** Start **
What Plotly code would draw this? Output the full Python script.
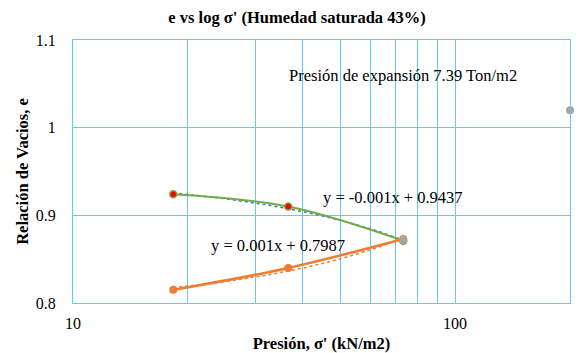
import numpy as np
import plotly.graph_objects as go

# Data (kN/m2, void ratio)
sigma = [18.3, 36.6, 73.2]
e_load = [0.924, 0.910, 0.871]      # green series
e_swell = [0.815, 0.840, 0.873]     # orange series
gray_x = [73.2, 200]
gray_y = [0.872, 1.02]

x_ticks = [10, 20, 30, 40, 50, 60, 70, 80, 90, 100, 200]
x_ticktext = ["10", "", "", "", "", "", "", "", "", "100", ""]
y_ticks = [0.8, 0.9, 1.0, 1.1]
y_ticktext = ["0.8", "0.9", "1", "1.1"]

title = "e vs log σ' (Humedad saturada 43%)"
xlab = "Presión, σ' (kN/m2)"
ylab = "Relación de Vacios, e"
ann_exp = "Presión de expansión 7.39 Ton/m2"
eq_load = "y = -0.001x + 0.9437"
eq_swell = "y = 0.001x + 0.7987"

GREEN = "#70AD47"
ORANGE = "#ED7D31"
BLUE = "#4472C4"
GRAY = "#A5A5A5"
GRID = "#5CCBF5"
FONT = "Liberation Serif"

L, R, T, B = 73, 13, 40, 50
W, H = 583, 353
PW, PH = W - L - R, H - T - B


def px(xp):
    return (xp - L) / PW


def py(yp):
    return (H - B - yp) / PH


# linear trendlines fitted on the data (as in the chart equations)
m1, b1 = np.polyfit(sigma, e_load, 1)
m2, b2 = np.polyfit(sigma, e_swell, 1)
xt = np.geomspace(min(sigma), max(sigma), 60)

fig = go.Figure()
fig.add_trace(go.Scatter(x=xt, y=m1 * xt + b1, mode="lines",
                         line=dict(color=BLUE, width=1.5, dash="dot"), hoverinfo="skip"))
fig.add_trace(go.Scatter(x=xt, y=m2 * xt + b2, mode="lines",
                         line=dict(color=ORANGE, width=1.5, dash="dot"), hoverinfo="skip"))
fig.add_trace(go.Scatter(x=sigma, y=e_load, mode="lines+markers",
                         line=dict(color=GREEN, width=2, shape="spline"),
                         marker=dict(color="#FF0000", size=7, line=dict(color=GREEN, width=1.5))))
fig.add_trace(go.Scatter(x=sigma, y=e_swell, mode="lines+markers",
                         line=dict(color=ORANGE, width=2.5, shape="spline"),
                         marker=dict(color=ORANGE, size=8)))
fig.add_trace(go.Scatter(x=gray_x, y=gray_y, mode="markers",
                         marker=dict(color=GRAY, size=8), cliponaxis=False))

fig.update_layout(
    width=W, height=H,
    margin=dict(l=L, r=R, t=T, b=B, autoexpand=False),
    plot_bgcolor="white", paper_bgcolor="white",
    showlegend=False,
    font=dict(family=FONT, size=16, color="#000000"),
    title=dict(text="<b>" + title + "</b>", x=297 / W, xanchor="center",
               y=1 - 17 / H, yanchor="middle", font=dict(family=FONT, size=16.5)),
    xaxis=dict(type="log", range=[1, np.log10(200)], tickmode="array",
               tickvals=x_ticks, ticktext=x_ticktext,
               showgrid=True, gridcolor=GRID, gridwidth=1,
               showline=True, linecolor=GRID, linewidth=1, mirror=True,
               ticks="outside", ticklen=6, tickcolor="rgba(0,0,0,0)",
               zeroline=False, tickfont=dict(size=16), automargin=False,
               title=dict(text="<b>" + xlab + "</b>", font=dict(family=FONT, size=16.5), standoff=6)),
    yaxis=dict(range=[0.8, 1.1], tickmode="array", tickvals=y_ticks, ticktext=y_ticktext,
               showgrid=True, gridcolor=GRID, gridwidth=1,
               showline=True, linecolor=GRID, linewidth=1, mirror=True,
               ticks="outside", ticklen=13, tickcolor="rgba(0,0,0,0)",
               zeroline=False, tickfont=dict(size=16), automargin=False,
               title=dict(text="<b>" + ylab + "</b>", font=dict(family=FONT, size=16.5), standoff=3)),
    annotations=[
        dict(text=ann_exp, x=px(287), y=py(75),
             xref="paper", yref="paper", xanchor="left", yanchor="middle",
             showarrow=False, font=dict(family=FONT, size=16.5)),
        dict(text=eq_load, x=px(321), y=py(197), xref="paper", yref="paper",
             xanchor="left", yanchor="middle", showarrow=False, font=dict(family=FONT, size=16.5)),
        dict(text=eq_swell, x=px(209), y=py(245), xref="paper", yref="paper",
             xanchor="left", yanchor="middle", showarrow=False, font=dict(family=FONT, size=16.5)),
    ],
)

fig.write_html("out.html")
** End **
■ **YOUR OBJECTIVE**: Transcribe the listing in full and omit the pictures.

■ **EXERCISE RESULT**:
What Plotly code would draw this? Output the full Python script.
import numpy as np
import plotly.graph_objects as go

# Data (kN/m2, void ratio)
sigma = [18.3, 36.6, 73.2]
e_load = [0.924, 0.910, 0.871]      # green series
e_swell = [0.815, 0.840, 0.873]     # orange series
gray_x = [73.2, 200]
gray_y = [0.872, 1.02]

x_ticks = [10, 20, 30, 40, 50, 60, 70, 80, 90, 100, 200]
x_ticktext = ["10", "", "", "", "", "", "", "", "", "100", ""]
y_ticks = [0.8, 0.9, 1.0, 1.1]
y_ticktext = ["0.8", "0.9", "1", "1.1"]

title = "e vs log σ' (Humedad saturada 43%)"
xlab = "Presión, σ' (kN/m2)"
ylab = "Relación de Vacios, e"
ann_exp = "Presión de expansión 7.39 Ton/m2"
eq_load = "y = -0.001x + 0.9437"
eq_swell = "y = 0.001x + 0.7987"

GREEN = "#70AD47"
ORANGE = "#ED7D31"
BLUE = "#4472C4"
GRAY = "#A5A5A5"
GRID = "#5CCBF5"
FONT = "Liberation Serif"

L, R, T, B = 73, 13, 40, 50
W, H = 583, 353
PW, PH = W - L - R, H - T - B


def px(xp):
    return (xp - L) / PW


def py(yp):
    return (H - B - yp) / PH


# linear trendlines fitted on the data (as in the chart equations)
m1, b1 = np.polyfit(sigma, e_load, 1)
m2, b2 = np.polyfit(sigma, e_swell, 1)
xt = np.geomspace(min(sigma), max(sigma), 60)

fig = go.Figure()
fig.add_trace(go.Scatter(x=xt, y=m1 * xt + b1, mode="lines",
                         line=dict(color=BLUE, width=1.5, dash="dot"), hoverinfo="skip"))
fig.add_trace(go.Scatter(x=xt, y=m2 * xt + b2, mode="lines",
                         line=dict(color=ORANGE, width=1.5, dash="dot"), hoverinfo="skip"))
fig.add_trace(go.Scatter(x=sigma, y=e_load, mode="lines+markers",
                         line=dict(color=GREEN, width=2, shape="spline"),
                         marker=dict(color="#FF0000", size=7, line=dict(color=GREEN, width=1.5))))
fig.add_trace(go.Scatter(x=sigma, y=e_swell, mode="lines+markers",
                         line=dict(color=ORANGE, width=2.5, shape="spline"),
                         marker=dict(color=ORANGE, size=8)))
fig.add_trace(go.Scatter(x=gray_x, y=gray_y, mode="markers",
                         marker=dict(color=GRAY, size=8), cliponaxis=False))

fig.update_layout(
    width=W, height=H,
    margin=dict(l=L, r=R, t=T, b=B, autoexpand=False),
    plot_bgcolor="white", paper_bgcolor="white",
    showlegend=False,
    font=dict(family=FONT, size=16, color="#000000"),
    title=dict(text="<b>" + title + "</b>", x=297 / W, xanchor="center",
               y=1 - 17 / H, yanchor="middle", font=dict(family=FONT, size=16.5)),
    xaxis=dict(type="log", range=[1, np.log10(200)], tickmode="array",
               tickvals=x_ticks, ticktext=x_ticktext,
               showgrid=True, gridcolor=GRID, gridwidth=1,
               showline=True, linecolor=GRID, linewidth=1, mirror=True,
               ticks="outside", ticklen=6, tickcolor="rgba(0,0,0,0)",
               zeroline=False, tickfont=dict(size=16), automargin=False,
               title=dict(text="<b>" + xlab + "</b>", font=dict(family=FONT, size=16.5), standoff=6)),
    yaxis=dict(range=[0.8, 1.1], tickmode="array", tickvals=y_ticks, ticktext=y_ticktext,
               showgrid=True, gridcolor=GRID, gridwidth=1,
               showline=True, linecolor=GRID, linewidth=1, mirror=True,
               ticks="outside", ticklen=13, tickcolor="rgba(0,0,0,0)",
               zeroline=False, tickfont=dict(size=16), automargin=False,
               title=dict(text="<b>" + ylab + "</b>", font=dict(family=FONT, size=16.5), standoff=3)),
    annotations=[
        dict(text=ann_exp, x=px(287), y=py(75),
             xref="paper", yref="paper", xanchor="left", yanchor="middle",
             showarrow=False, font=dict(family=FONT, size=16.5)),
        dict(text=eq_load, x=px(321), y=py(197), xref="paper", yref="paper",
             xanchor="left", yanchor="middle", showarrow=False, font=dict(family=FONT, size=16.5)),
        dict(text=eq_swell, x=px(209), y=py(245), xref="paper", yref="paper",
             xanchor="left", yanchor="middle", showarrow=False, font=dict(family=FONT, size=16.5)),
    ],
)

fig.write_html("out.html")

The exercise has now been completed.